Congratulations on your success in 2014. As you focus on making 2015 your company’s best year yet, here are a few simple New Year’s Resolutions for businesses of all sizes and in all industries:

  1. Timely implement changes that affect the amount you must pay your employees. Florida’s minimum wage increased from $7.93 to $8.05 per hour, effective January 1, 2015. Employers must apply the increase for any time worked January 1st or later, even if those first few days of January fall within a pay period that began in 2014. For employers with tipped employees, Florida’s maximum tip credit remains at $3.02, resulting in an increase to the minimum wage for tipped employees from $4.91 to $5.03 per hour.
  2. Update your workplace posters. Employers must post a minimum wage notice in a conspicuous and accessible place in each establishment where its employees work. This poster requirement is in addition to the federal requirement to post a notice of the federal minimum wage. Florida’s minimum wage poster is available for downloading in English and Spanish here: Florida Minimum Wage Posters. Take some time to review your workplace posters to make sure you are not displaying outdated posters.

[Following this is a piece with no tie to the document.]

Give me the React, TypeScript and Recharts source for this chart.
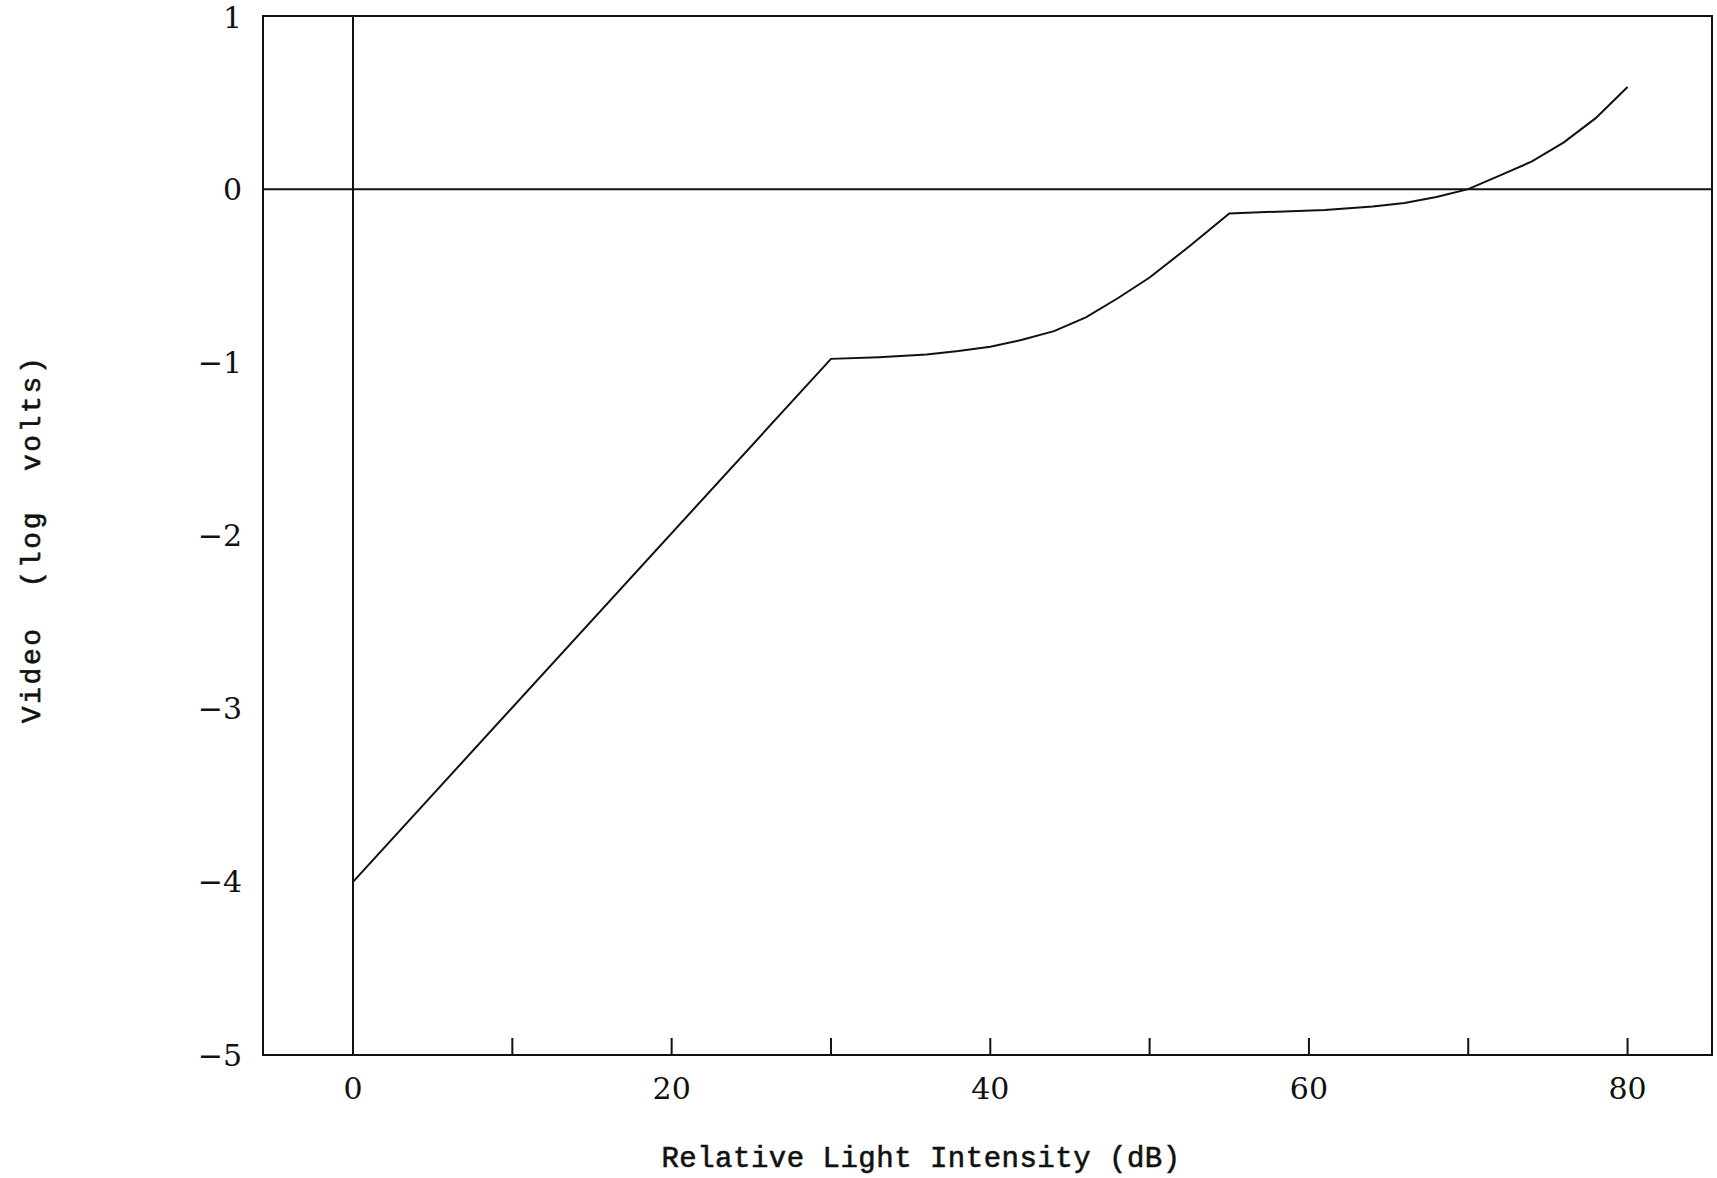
import React from 'react';
import {
  LineChart,
  Line,
  XAxis,
  YAxis,
  ReferenceLine,
  ReferenceArea,
} from 'recharts';

// light intensity (dB) vs video output (log volts)
const intensityDb = [0, 30, 33, 36, 38, 40, 42, 44, 46, 48, 50, 52.5, 55, 58, 61, 64, 66, 68, 70, 72, 74, 76, 78, 80];
const videoLogV = [-4, -0.98, -0.97, -0.955, -0.935, -0.91, -0.87, -0.82, -0.74, -0.63, -0.51, -0.33, -0.14, -0.13, -0.12, -0.1, -0.08, -0.045, 0.0, 0.08, 0.16, 0.27, 0.41, 0.59];

const xTicks = [0, 10, 20, 30, 40, 50, 60, 70, 80];
const xLabelled = [0, 20, 40, 60, 80];
const yTicks = [-5, -4, -3, -2, -1, 0, 1];
const xDomain: [number, number] = [-5.65, 85.3];
const yDomain: [number, number] = [-5, 1];

const INK = '#111';
const tickFont = { fill: INK, fontSize: 30, fontFamily: '"DejaVu Serif", serif' };
const titleFont = '"Liberation Mono", "DejaVu Sans Mono", monospace';

const data = intensityDb.map((x, i) => ({ x, y: videoLogV[i] }));

const fmtY = (v: number) => (v < 0 ? `\u2212${Math.abs(v)}` : `${v}`);
const fmtX = (v: number) => (xLabelled.includes(v) ? `${v}` : '');

export default function App() {
  return (
    <div style={{ position: 'absolute', left: 0, top: 0, background: '#fff' }}>
      <LineChart width={1717} height={1178} data={data} margin={{ top: 16, right: 5, left: 0, bottom: 0 }}>
        <ReferenceArea
          x1={xDomain[0]}
          x2={xDomain[1]}
          y1={yDomain[0]}
          y2={yDomain[1]}
          fill="none"
          stroke={INK}
          strokeWidth={2}
          ifOverflow="visible"
        />
        <XAxis
          dataKey="x"
          type="number"
          domain={xDomain}
          allowDataOverflow
          ticks={xTicks}
          tickFormatter={fmtX}
          height={123}
          tickSize={-17}
          tickMargin={40}
          tickLine={{ stroke: INK, strokeWidth: 2 }}
          axisLine={{ stroke: INK, strokeWidth: 2 }}
          tick={tickFont}
          label={{
            content: () => (
              <text
                x={921}
                y={1167}
                textAnchor="middle"
                fill={INK}
                stroke={INK}
                strokeWidth={0.6}
                fontSize={29}
                letterSpacing={0.5}
                fontFamily={titleFont}
              >
                Relative Light Intensity (dB)
              </text>
            ),
          }}
        />
        <YAxis
          type="number"
          domain={yDomain}
          allowDataOverflow
          ticks={yTicks}
          tickFormatter={fmtY}
          width={263}
          tickSize={0}
          tickMargin={21}
          tickLine={false}
          axisLine={{ stroke: INK, strokeWidth: 2 }}
          tick={tickFont}
          label={{
            content: () => (
              <text
                x={40}
                y={539}
                transform="rotate(-90 40 539)"
                textAnchor="middle"
                fill={INK}
                stroke={INK}
                strokeWidth={0.6}
                fontSize={28}
                letterSpacing={2.6}
                fontFamily={titleFont}
              >
                {'Video\u00a0\u00a0(log\u00a0\u00a0volts)'}
              </text>
            ),
          }}
        />
        <ReferenceLine x={0} stroke={INK} strokeWidth={2} />
        <ReferenceLine y={0} stroke={INK} strokeWidth={2} />
        <Line
          type="linear"
          dataKey="y"
          stroke={INK}
          strokeWidth={2}
          dot={false}
          isAnimationActive={false}
        />
      </LineChart>
    </div>
  );
}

  3. Reimburse mileage at or below the standard IRS mileage rate to avoid taxation issues and additional documentation requirements. Effective January 1, 2015, the standard IRS mileage rate for all miles driven in 2015 is 57.5 cents per mile, that’s up from 56 cents per mile for miles driven in 2014. Note that the rate is dependent on when the miles were driven, not when the reimbursement occurs. This IRS rate is optional, as is the decision whether to reimburse employees in the first place. Amounts paid in excess of the standard IRS mileage rate may be subject to reporting and taxation as wages. Employees who are reimbursed at a rate below the standard IRS mileage rate may be able to claim the difference when completing their annual tax returns.
  4. Review your employee handbook. When was the last time you updated your company’s handbook? Do your written policies even match current practices? An employee handbook is a written document that contains an explanation of your company’s workplace policies and rules. It is a resource for all employees, including those who are tasked with enforcing your company’s policies. Review your handbook to ensure it contains an at-will employment disclaimer, an equal employment opportunity statement, an anti-harassment and no retaliation policy, a complaint procedure, an explanation of employment classifications (full-time, part-time, seasonal, etc.) and FLSA status (exempt v. non-exempt), and general workplace and safety rules. Ask your employment counsel to review your handbook for compliance with federal, state, and local laws.

    If your business does not have an employee handbook, policy manual, or written documentation by any name that describes your company’s practices, drafting an employee handbook (and implementing the policies in it) should be your top resolution.